Roy Rogers Returns to Town
Locally Grown Chain Attempts Comeback

By Dana Hedgpeth
Washington Post Staff Writer
Thursday, January 3, 2002; Page GZ02

Nearly 30 years after it was started by Marriott and then sold, the Roy Rogers fast-food chain may be making a comeback in Montgomery County, this time under the leadership of a family whose father helped develop it.
A 2,600-square-foot Roy Rogers restaurant opened Dec. 20 at the corner of Route 118 and Wisteria Drive.
The Plamondon family spent about $750,000 to turn a former Burger King in a Germantown strip mall into the second Roy Rogers restaurant in the county. Another owner operates one in Wheaton.
"Montgomery County is where the chain was born. We wanted to bring it back here," said Jim Plamondon, one of the owners.
"We kept getting letters from people asking us when are we bringing a Roy Rogers back to Montgomery. So we're here."
Plamondon's father, Pete Plamondon Sr., helped start the chain when he was an executive at Bethesda-based Marriott International Inc., where he was in charge of restaurant divisions for 16 years.
When a friend of Marriott chief executive J.W. "Bill" Marriott suggested getting the cowboy movie star of the 1950s to let a restaurant use his name, Plamondon Sr. went to work opening the first one in Baileys Crossroads in 1968.
Plamondon Sr., who now lives in Potomac, said the brand caught on because of the "cowboy himself."

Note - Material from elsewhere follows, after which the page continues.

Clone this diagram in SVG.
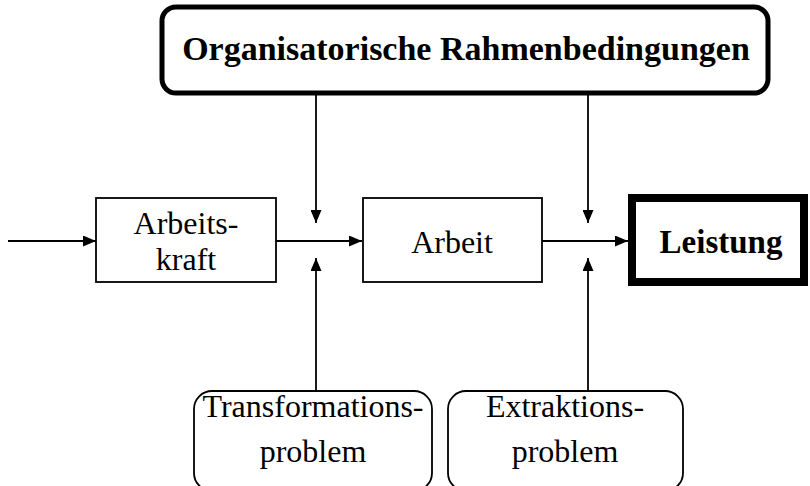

"It didn't need any fancy marketing," he said.
His sons, Jim and Pete, now spend considerable time on advertising and marketing. They've recruited at Northwest and Seneca Valley high schools to attract their 45 employees, and they've advertised in newspapers and on the radio. The theme: "Remember the Roy Rogers you used to love? It's back."

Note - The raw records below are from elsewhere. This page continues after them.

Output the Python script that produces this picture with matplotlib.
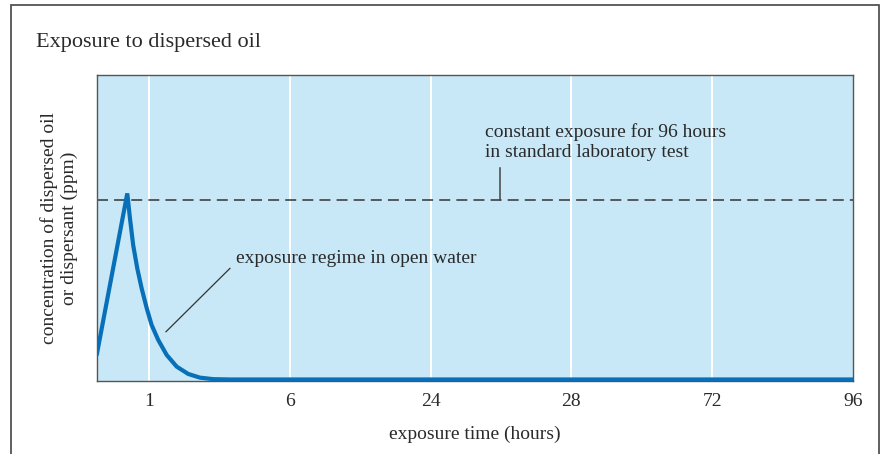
import matplotlib
matplotlib.use("Agg")
from matplotlib import pyplot as plt
from matplotlib.patches import Rectangle

plt.rcParams['font.family'] = ['Liberation Serif', 'DejaVu Serif']

# x axis is categorical-like: tick positions 1..6 carry these labels (hours)
tick_pos = [1, 2, 3, 4, 5, 6]
tick_labels = ["1", "6", "24", "28", "72", "96"]

# open-water exposure curve (x in tick-position units)
curve_x = [0.631, 0.846, 0.865, 0.888, 0.917, 0.948, 0.984, 1.019, 1.066,
           1.126, 1.197, 1.279, 1.362, 1.457, 1.575, 6.0]
curve_y = [0.090, 0.613, 0.532, 0.444, 0.368, 0.303, 0.238, 0.183, 0.134,
           0.085, 0.047, 0.023, 0.011, 0.006, 0.005, 0.005]

# constant laboratory exposure level
lab_level = 0.591

fig = plt.figure(figsize=(8.82, 4.54), dpi=100)
fig.patch.set_facecolor("white")

# outer frame (bottom edge runs off the picture)
fig.patches.append(Rectangle((11 / 882, -0.05), 868 / 882, 1.05 - 5 / 454,
                             transform=fig.transFigure, fill=False,
                             edgecolor="#444444", linewidth=1.2))

fig.text(36 / 882, 1 - 47 / 454, "Exposure to dispersed oil", fontsize=16,
         color="#2a2a2a", va="baseline")

ax = fig.add_axes([97 / 882, 73 / 454, 756 / 882, 306 / 454])
ax.set_facecolor("#c8e8f8")
ax.set_xlim(0.631, 6.0)
ax.set_ylim(0, 1)

for p in tick_pos[:-1]:
    ax.axvline(p, color="white", linewidth=1.4, zorder=1)

ax.axhline(lab_level, color="#333333", linewidth=1.1, dashes=(7.2, 4.0), zorder=2)
ax.plot(curve_x, curve_y, color="#0870b8", linewidth=3.0, zorder=3,
        solid_joinstyle="miter")

ax.set_xticks(tick_pos)
ax.set_xticklabels(tick_labels)
ax.set_yticks([])
ax.tick_params(axis="x", length=0, pad=9, labelsize=14, labelcolor="#2a2a2a")
for s in ax.spines.values():
    s.set_color("#555555")
    s.set_linewidth(1.0)

ax.set_xlabel("exposure time (hours)", fontsize=14, color="#2a2a2a", labelpad=11)
ax.set_ylabel("concentration of dispersed oil\nor dispersant (ppm)", fontsize=14,
              color="#2a2a2a", labelpad=14, linespacing=1.15)

# annotations
ax.text(3.386, 0.798, "constant exposure for 96 hours", fontsize=14,
        color="#2a2a2a", va="baseline")
ax.text(3.386, 0.731, "in standard laboratory test", fontsize=14,
        color="#2a2a2a", va="baseline")
ax.plot([3.493, 3.493], [0.695, lab_level], color="#444444", linewidth=1.1)

ax.text(1.618, 0.386, "exposure regime in open water", fontsize=14,
        color="#2a2a2a", va="baseline")
ax.plot([1.575, 1.121], [0.368, 0.161], color="#333333", linewidth=0.9)

fig.savefig("out.png", dpi=100)
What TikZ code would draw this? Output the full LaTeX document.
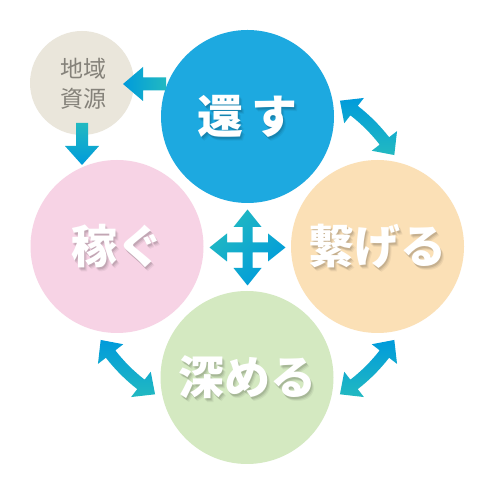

The chain under Marriott was known in its heyday for its simple and good food, the Plamondons said. Bill Marriott created the fried chicken recipe at the test kitchen at Marriott's headquarters.
"We had the holy trio," Plamondon Sr. said. That's roast beef, fried chicken and the popular Double R Bar Burger -- a hamburger topped with ham. "We had to be a cut above," he said. "Everybody can build a building, but not everyone understands the product."

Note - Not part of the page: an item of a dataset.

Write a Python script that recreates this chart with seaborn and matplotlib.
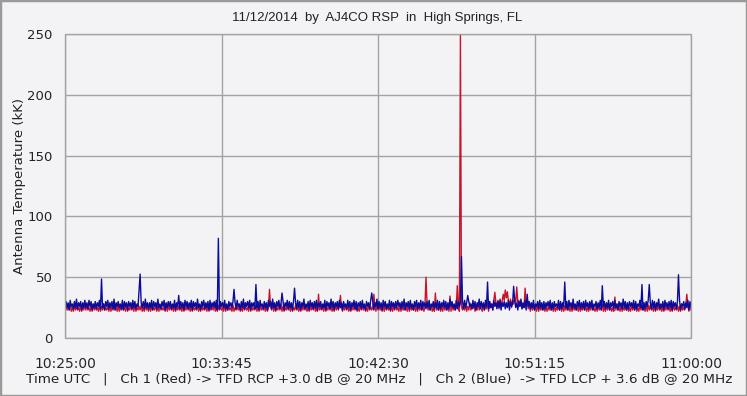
import numpy as np
import pandas as pd
import matplotlib
matplotlib.use("Agg")
import matplotlib.pyplot as plt
import seaborn as sns
from matplotlib.patches import Rectangle
from matplotlib.ticker import MultipleLocator

# ---- data (seconds after 10:25:00 UTC, antenna temperature in kK) ----
sample_step_s = 3.5
ch1_red = [
    22, 27, 23, 26, 23, 28, 22, 25, 22, 27, 23, 26, 23, 25, 22, 27, 22, 26, 23, 28,
    23, 26, 23, 25, 22, 27, 22, 28, 23, 26, 23, 25, 22, 27, 22, 26, 23, 28, 23, 25,
    23, 26, 22, 27, 22, 25, 23, 28, 23, 26, 22, 27, 22, 25, 23, 26, 23, 27, 22, 28,
    22, 25, 23, 27, 23, 26, 22, 28, 22, 25, 23, 26, 23, 27, 22, 25, 22, 28, 23, 26,
    22, 27, 22, 26, 23, 25, 23, 28, 22, 26, 22, 27, 23, 25, 23, 26, 22, 28, 22, 27,
    23, 26, 23, 25, 22, 28, 22, 27, 23, 26, 23, 25, 22, 27, 22, 26, 23, 28, 23, 25,
    22, 28, 22, 26, 23, 25, 23, 27, 22, 26, 22, 28, 23, 25, 23, 27, 22, 26, 22, 25,
    23, 26, 23, 28, 22, 25, 22, 27, 23, 26, 23, 25, 22, 28, 22, 26, 23, 27, 23, 25,
    22, 27, 22, 25, 23, 26, 23, 28, 22, 25, 22, 27, 23, 26, 23, 25, 22, 28, 22, 26,
    23, 25, 23, 27, 22, 26, 22, 28, 23, 25, 23, 26, 22, 27, 22, 25, 40, 26, 23, 28,
    22, 26, 22, 25, 23, 27, 23, 28, 22, 26, 22, 25, 23, 27, 23, 26, 22, 28, 22, 25,
    23, 27, 23, 26, 22, 25, 22, 28, 23, 27, 23, 26, 22, 25, 22, 27, 23, 26, 23, 28,
    22, 25, 22, 36, 23, 27, 23, 26, 22, 28, 22, 25, 23, 27, 23, 26, 22, 25, 22, 28,
    23, 27, 23, 26, 35, 25, 22, 28, 23, 27, 23, 26, 22, 25, 22, 28, 23, 27, 23, 26,
    22, 25, 22, 28, 23, 26, 23, 27, 22, 25, 22, 28, 23, 26, 23, 25, 36, 27, 22, 28,
    23, 26, 23, 25, 22, 27, 22, 28, 23, 26, 23, 25, 22, 27, 22, 26, 23, 28, 23, 25,
    22, 28, 22, 26, 23, 25, 23, 27, 22, 28, 22, 26, 23, 25, 23, 27, 22, 26, 22, 28,
    23, 25, 23, 27, 22, 26, 50, 28, 23, 25, 23, 27, 22, 26, 22, 37, 23, 25, 23, 27,
    22, 26, 22, 28, 23, 25, 23, 27, 22, 34.5, 22, 28, 23, 26, 23, 25, 43, 27, 22, 250,
    26, 23, 27, 23, 28, 22, 26, 23, 29, 23, 27, 24, 28, 22, 26, 23, 29, 23, 27, 24,
    22, 28, 23, 27, 24, 29, 22, 30, 25, 28, 23, 31, 37.6, 29, 26, 31, 24, 32, 27, 30,
    36, 31, 39.5, 33, 38, 30, 27, 32, 25, 31, 28, 33, 30, 42, 29, 31, 26, 30, 24, 28,
    25, 41, 27, 31, 24, 29, 22, 28, 23, 27, 23, 26, 22, 28, 22, 27, 23, 25, 23, 26,
    22, 27, 22, 25, 23, 28, 23, 26, 22, 27, 22, 25, 23, 26, 23, 28, 22, 27, 22, 26,
    23, 25, 23, 28, 22, 26, 22, 27, 23, 25, 23, 26, 22, 28, 22, 25, 23, 27, 23, 26,
    22, 26, 22, 27, 23, 28, 23, 25, 22, 26, 22, 27, 23, 25, 23, 28, 22, 26, 22, 27,
    23, 28, 23, 26, 22, 25, 22, 33.7, 23, 28, 23, 26, 22, 27, 22, 25, 23, 28, 23, 26,
    22, 25, 22, 27, 23, 26, 23, 28, 22, 25, 22, 27, 23, 26, 23, 25, 22, 28, 22, 27,
    23, 27, 23, 25, 22, 28, 22, 26, 23, 27, 23, 25, 22, 26, 22, 28, 23, 27, 23, 25,
    22, 26, 22, 28, 23, 25, 23, 27, 22, 26, 22, 28, 23, 25, 23, 27, 36, 26, 22, 28,
    23,
]
ch2_blue = [
    24, 30, 25, 29, 23, 31, 26, 28, 24, 30, 25, 32, 24, 29, 26, 30, 23, 29, 25, 31,
    25, 29, 24, 31, 26, 30, 23, 28, 25, 30, 24, 29, 26, 31, 24, 48.5, 25, 28, 23, 30,
    26, 31, 24, 29, 25, 30, 24, 32, 23, 29, 26, 30, 25, 28, 24, 31, 23, 30, 26, 29,
    23, 30, 26, 29, 24, 31, 25, 30, 24, 28, 26, 39, 52.6, 29, 25, 30, 24, 32, 25, 29,
    24, 29, 25, 31, 23, 30, 26, 29, 24, 32, 25, 28, 24, 30, 26, 31, 23, 29, 25, 30,
    26, 30, 24, 28, 25, 31, 23, 29, 26, 35, 24, 30, 25, 29, 23, 31, 26, 30, 24, 29,
    25, 31, 23, 30, 26, 29, 24, 32, 25, 28, 23, 30, 26, 31, 24, 29, 25, 30, 23, 31,
    24, 29, 26, 30, 25, 31, 23, 82, 24, 30, 26, 29, 25, 31, 24, 28, 23, 30, 26, 29,
    25, 30, 40, 29, 24, 31, 26, 28, 23, 30, 25, 32, 24, 29, 26, 30, 25, 31, 23, 29,
    26, 29, 24, 44, 25, 30, 23, 31, 26, 28, 24, 30, 25, 29, 23, 31, 26, 30, 24, 32,
    25, 29, 23, 30, 26, 31, 24, 28, 37, 30, 23, 29, 26, 31, 24, 30, 25, 29, 23, 30,
    41, 29, 24, 31, 25, 30, 23, 29, 26, 32, 24, 28, 25, 30, 23, 31, 26, 29, 24, 30,
    25, 31, 23, 29, 26, 30, 24, 28, 25, 31, 23, 30, 26, 29, 24, 32, 25, 30, 23, 29,
    26, 30, 24, 31, 25, 29, 23, 30, 26, 28, 24, 31, 25, 30, 23, 29, 26, 31, 24, 30,
    23, 29, 26, 30, 24, 31, 25, 28, 23, 30, 26, 29, 24, 31, 37, 30, 23, 29, 26, 32,
    24, 30, 25, 29, 23, 31, 26, 30, 24, 28, 25, 31, 23, 30, 26, 29, 24, 30, 25, 31,
    26, 29, 24, 30, 25, 32, 23, 29, 26, 30, 24, 31, 25, 28, 23, 30, 26, 31, 24, 29,
    25, 31, 23, 30, 26, 29, 24, 30, 25, 31, 23, 28, 26, 30, 24, 29, 25, 31, 23, 30,
    24, 29, 26, 31, 25, 30, 23, 29, 24, 32, 26, 30, 25, 28, 23, 31, 24, 30, 26, 29,
    67, 30, 24, 31, 25, 29, 35, 30, 26, 28, 24, 31, 25, 30, 23, 29, 26, 32, 24, 30,
    25, 29, 23, 31, 26, 46, 24, 30, 25, 28, 23, 31, 26, 29, 24, 30, 25, 31, 23, 29,
    26, 30, 24, 29, 25, 31, 23, 30, 26, 28, 42.5, 31, 25, 29, 23, 30, 26, 32, 24, 29,
    25, 31, 23, 36, 26, 30, 24, 29, 25, 31, 23, 28, 26, 30, 24, 31, 25, 29, 23, 30,
    24, 29, 26, 30, 25, 31, 23, 29, 24, 30, 26, 28, 25, 31, 23, 30, 24, 29, 26, 46,
    25, 30, 23, 31, 26, 29, 24, 32, 25, 28, 23, 30, 26, 31, 24, 29, 25, 30, 23, 31,
    26, 29, 24, 30, 25, 31, 23, 28, 26, 30, 24, 29, 25, 31, 23, 43, 26, 30, 24, 29,
    25, 31, 23, 29, 26, 30, 24, 31, 25, 28, 23, 30, 26, 29, 24, 32, 25, 30, 23, 29,
    24, 30, 26, 29, 25, 31, 23, 30, 24, 28, 26, 31, 25, 44, 23, 29, 24, 30, 26, 31,
    44, 29, 24, 31, 25, 30, 23, 29, 26, 32, 24, 28, 25, 30, 23, 31, 26, 29, 24, 30,
    25, 31, 23, 30, 26, 29, 24, 30, 52, 31, 23, 28, 26, 30, 24, 29, 25, 31, 23, 30,
    26,
]
major_ticks_s = [0, 525, 1050, 1575, 2100]
major_tick_labels = ["10:25:00", "10:33:45", "10:42:30", "10:51:15", "11:00:00"]
title = "11/12/2014  by  AJ4CO RSP  in  High Springs, FL"
caption = ("Time UTC   |   Ch 1 (Red) -> TFD RCP +3.0 dB @ 20 MHz   |   "
           "Ch 2 (Blue)  -> TFD LCP + 3.6 dB @ 20 MHz")
ylabel = "Antenna Temperature (kK)"

n = min(len(ch1_red), len(ch2_blue))
t = np.arange(n) * sample_step_s
df = pd.DataFrame({"t": np.concatenate([t, t]),
                   "temp": np.concatenate([ch1_red[:n], ch2_blue[:n]]),
                   "ch": ["red"] * n + ["blue"] * n})

BG = "#F3F3F5"
GRID = "#A3A3A3"
sns.set_style("white")
plt.rcParams["font.family"] = ["DejaVu Sans"]

fig = plt.figure(figsize=(7.47, 3.96), dpi=100, facecolor=BG)
ax = fig.add_axes([65 / 747, 1 - 338 / 396, 626 / 747, 304 / 396])
ax.set_facecolor(BG)

sns.lineplot(data=df, x="t", y="temp", hue="ch",
             palette={"red": "#C8142A", "blue": "#0C0C9C"},
             estimator=None, linewidth=1.0, legend=False, ax=ax, zorder=3)

ax.set_xlim(0, 2100)
ax.set_ylim(0, 250)
ax.set_xticks(major_ticks_s)
ax.set_xticklabels(major_tick_labels, fontsize=9.5, color="#222222")
ax.xaxis.set_minor_locator(MultipleLocator(87.5))
ax.yaxis.set_major_locator(MultipleLocator(50))
ax.yaxis.set_minor_locator(MultipleLocator(10))
ax.tick_params(axis="y", which="major", labelsize=9.5, length=2, width=1,
               color="#555555", pad=2, labelcolor="#222222")
ax.tick_params(axis="y", which="minor", length=3, width=1, color="#555555")
ax.tick_params(axis="x", which="major", length=6, width=1, color="#555555", pad=3)
ax.tick_params(axis="x", which="minor", length=3, width=1, color="#555555")

for side in ["left", "bottom"]:
    ax.spines[side].set_position(("outward", 5))
    ax.spines[side].set_color("none")
for side in ["top", "right"]:
    ax.spines[side].set_visible(False)
ax.add_patch(Rectangle((0, 0), 1, 1, transform=ax.transAxes, fill=False,
                       edgecolor=GRID, linewidth=1, zorder=4, clip_on=False))

ax.grid(True, which="major", color=GRID, linewidth=1)
ax.set_axisbelow(True)

ax.set_xlabel("")
ax.set_ylabel(ylabel, fontsize=9.5, color="#222222", labelpad=0.5)
fig.text(0.505, 1 - 18 / 396, title, ha="center", va="center",
         fontsize=9.5, family=["Liberation Sans"], color="#222222")
fig.text(0.507, 1 - 379 / 396, caption, ha="center", va="center",
         fontsize=9.7, color="#222222")

fig.add_artist(Rectangle((0, 0), 1, 1, transform=fig.transFigure, fill=False,
                         edgecolor="#9A9A9A", linewidth=2.5))

fig.savefig("out.png", dpi=100, facecolor=BG)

In 1990, Marriott sold the chain to Hardee's Food Systems Inc. They tried to change some of the restaurants to Hardee's but found that customers wanted the Roy Rogers restaurants, according to a company spokeswoman.
Four years ago, Hardee's sold 180 company-owned restaurants in the core Washington-Baltimore region to McDonald's, which has since been converting or closing many of the Roy Rogers restaurants.
Now there are only 29 Roy Rogers restaurants in Maryland and six in Virginia, but none in the District, according to Hardee's, which retained the brand and continues to franchise it. The changes in ownership have caused the value of the brand to erode -- a challenge the brothers are trying to overcome by billing themselves as a family-style restaurant.
The Plamondons are one of the largest franchisees of the Roy Rogers brand.
They now run 15 other Roy Rogers restaurants in Frederick, Hagerstown, Cumberland and Leesburg; each has sales of more than $1 million a year. The family also owns two limited-service Marriott hotel brands in Frederick and is preparing to open a third next fall. They said they plan to open more Roy Rogers restaurants in Montgomery.
One of the main attractions of opening a restaurant in Germantown, the Plamondons said, was the demographics.
"The average household income is higher than here in Frederick," said Jim Plamondon, who lives in Frederick. "We consider ourselves a cut above the typical fast-food restaurant. We wanted to have a little bit higher household income so we could go after a little better target audience."